Das war für seine Persönlichkeitsrechte in der Odd Set Werbung und hatte daher mit der Leitung des WM OK’s nichts zu tun. Franz Beckenbauer war für mich nie geldgierig, vielleicht der eine oder andere seiner Berater. Franz Beckenbauer mag, wie wir alle, Fehler gemacht haben, aber er handelte stets aus ehrlichem Interesse am Fußball.
Dr. Zwanziger, wir haben ausführlich über die Korruptionsgeneigtheit der FIFA gesprochen. Inwieweit gibt es diese Strukturen auch im DFB?
Viel weniger, als man denkt.
Wie kommen Sie zu diesem Urteil?
Weil wir schon mit der Reform 2001 einen hauptamtlichen Innenrevisor installiert haben, der viel aufwändiger prüft, als vorher die Buchprüfer. 2016 wurde auch eine Ethik-Kommission eingeführt.
Und damit ist alles prima?
Die inneren Abhängigkeiten konnte der DFB noch nicht beseitigen.
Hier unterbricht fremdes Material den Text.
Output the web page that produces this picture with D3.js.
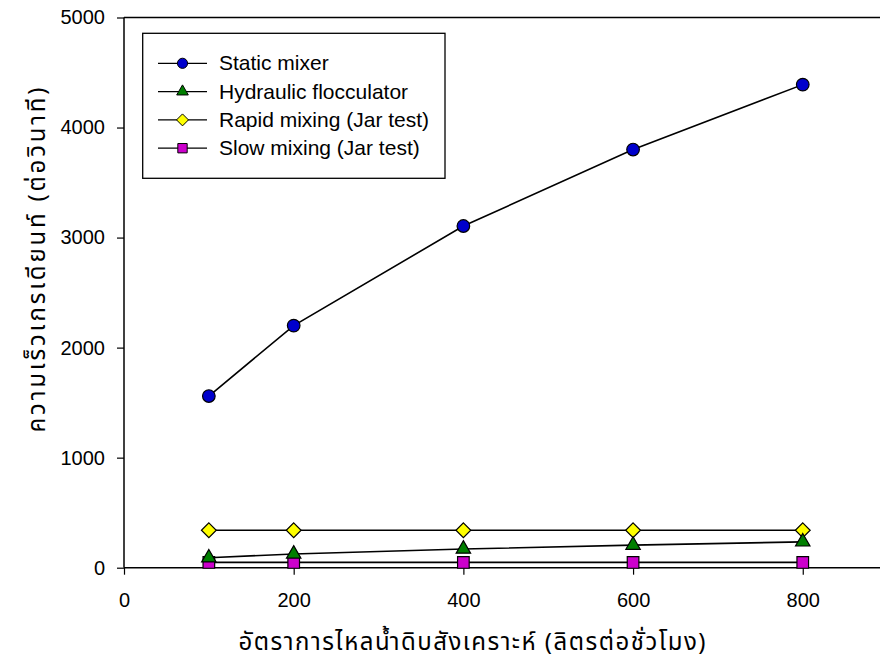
<!DOCTYPE html>
<html>
<head>
<meta charset="utf-8">
<script src="https://cdn.jsdelivr.net/npm/d3@7/dist/d3.min.js"></script>
<style>
  body { margin: 0; background: #fff; }
  svg text { font-family: "Liberation Sans", Arial, sans-serif; fill: #000; }
  svg text.thai { font-family: "Noto Sans Thai", "Noto Sans Thai UI", "Loma", "Garuda", "Liberation Sans", sans-serif; font-weight: 400; }
</style>
</head>
<body>
<svg id="chart" width="880" height="662"></svg>
<script>
// Flow rate (L/h) on x, velocity gradient (1/s) on y
const flowRates = [100, 200, 400, 600, 800];
const staticMixer = [1560, 2200, 3105, 3800, 4390];
const hydraulicFlocculator = [90, 125, 170, 205, 235];
const rapidMixing = [340, 340, 340, 340, 340];
const slowMixing = [48, 48, 48, 48, 48];

const seriesNames = ["Static mixer", "Hydraulic flocculator", "Rapid mixing (Jar test)", "Slow mixing (Jar test)"];
const xTicks = [0, 200, 400, 600, 800];
const yTicks = [0, 1000, 2000, 3000, 4000, 5000];
const xTitle = "อัตราการไหลน้ำดิบสังเคราะห์ (ลิตรต่อชั่วโมง)";
const yTitle = "ความเร็วเกรเดียนท์ (ต่อวินาที)";

// square turned 45 degrees, as wide as it is tall
const symbolRhombus = {
  draw(context, size) {
    const r = Math.sqrt(size / 2);
    context.moveTo(0, -r);
    context.lineTo(r, 0);
    context.lineTo(0, r);
    context.lineTo(-r, 0);
    context.closePath();
  }
};

const series = [
  { name: seriesNames[0], values: staticMixer, shape: d3.symbolCircle, fill: "#0000CC", size: 125 },
  { name: seriesNames[1], values: hydraulicFlocculator, shape: d3.symbolTriangle, fill: "#007F00", size: 90 },
  { name: seriesNames[2], values: rapidMixing, shape: symbolRhombus, fill: "#FFFF00", size: 110 },
  { name: seriesNames[3], values: slowMixing, shape: d3.symbolSquare, fill: "#CC00CC", size: 135 }
];

const svg = d3.select("#chart");
const x = d3.scaleLinear().domain([0, 900]).range([124, 887.6]);
const y = d3.scaleLinear().domain([0, 5000]).range([567.7, 17.5]);

// axes
const xAxis = svg.append("g").attr("transform", `translate(0,${y(0)})`)
  .call(d3.axisBottom(x).tickValues(xTicks).tickSize(7).tickPadding(18).tickFormat(d3.format("d")));
const yAxis = svg.append("g").attr("transform", `translate(${x(0)},0)`)
  .call(d3.axisLeft(y).tickValues(yTicks).tickSize(7).tickPadding(12).tickFormat(d3.format("d")));
[xAxis, yAxis].forEach(a => {
  a.select(".domain").attr("stroke", "#000").attr("stroke-width", 1.5);
  a.selectAll(".tick line").attr("stroke", "#000").attr("stroke-width", 1.2);
  a.selectAll(".tick text").style("font-size", "20px").style("font-family", "'Liberation Sans', Arial, sans-serif");
});
xAxis.select(".domain").attr("d", `M${x(0)},0H880`);
yAxis.select(".domain").attr("d", `M0,${y(0)}V${y(5000)}`);
// top frame line
svg.append("line").attr("x1", x(0)).attr("x2", 880).attr("y1", y(5000)).attr("y2", y(5000))
  .attr("stroke", "#000").attr("stroke-width", 1.5);

// series lines and markers
const line = d3.line().x((d, i) => x(flowRates[i])).y(d => y(d));
const order = [3, 2, 1, 0];
order.forEach(k => {
  svg.append("path").datum(series[k].values).attr("d", line)
    .attr("fill", "none").attr("stroke", "#000").attr("stroke-width", 1.6);
});
order.forEach(k => {
  const s = series[k];
  svg.append("g").selectAll("path").data(s.values).join("path")
    .attr("transform", (d, i) => `translate(${x(flowRates[i])},${y(d)})`)
    .attr("d", d3.symbol().type(s.shape).size(s.size))
    .attr("fill", s.fill).attr("stroke", "#000").attr("stroke-width", 1.2);
});

// legend
const lg = svg.append("g");
lg.append("rect").attr("x", 142.7).attr("y", 33.3).attr("width", 302.3).attr("height", 145)
  .attr("fill", "#fff").attr("stroke", "#000").attr("stroke-width", 1.3);
series.forEach((s, i) => {
  const cy = 63.3 + i * 28.3;
  lg.append("line").attr("x1", 158).attr("x2", 207).attr("y1", cy).attr("y2", cy)
    .attr("stroke", "#000").attr("stroke-width", 1.3);
  lg.append("path").attr("transform", `translate(182.5,${cy})`)
    .attr("d", d3.symbol().type(s.shape).size(s.size * 0.65))
    .attr("fill", s.fill).attr("stroke", "#000").attr("stroke-width", 1);
  lg.append("text").attr("x", 219).attr("y", cy + 7).style("font-size", "21px").text(s.name);
});

// axis titles
svg.append("text").attr("class", "thai").attr("x", 472).attr("y", 650).attr("text-anchor", "middle")
  .attr("textLength", 467).attr("lengthAdjust", "spacing")
  .style("font-size", "24px").text(xTitle);
svg.append("text").attr("class", "thai").attr("transform", "translate(45,260) rotate(-90)").attr("text-anchor", "middle")
  .attr("textLength", 345).attr("lengthAdjust", "spacing")
  .style("font-size", "24px").text(yTitle);
</script>
</body>
</html>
Wir wollten 2007 die Amtszeit der Funktionsträger begrenzen, aber die Kollegen in den Landesverbänden waren dagegen. Stattdessen wurde die Amtszeit auf siebzig Jahre gesenkt. Der Weg ist richtig, aber in bestimmten Positionen ist das Festklammern eben auch menschlich. Ich bin sicher, dass die Compliance Vorschriften, an deren Einführung Präsident Grindel ja schon seit 2011 mitgewirkt hat, zunehmend greifen. Menschliche Unzulänglichkeiten werden sie allerdings nie völlig ausschließen können.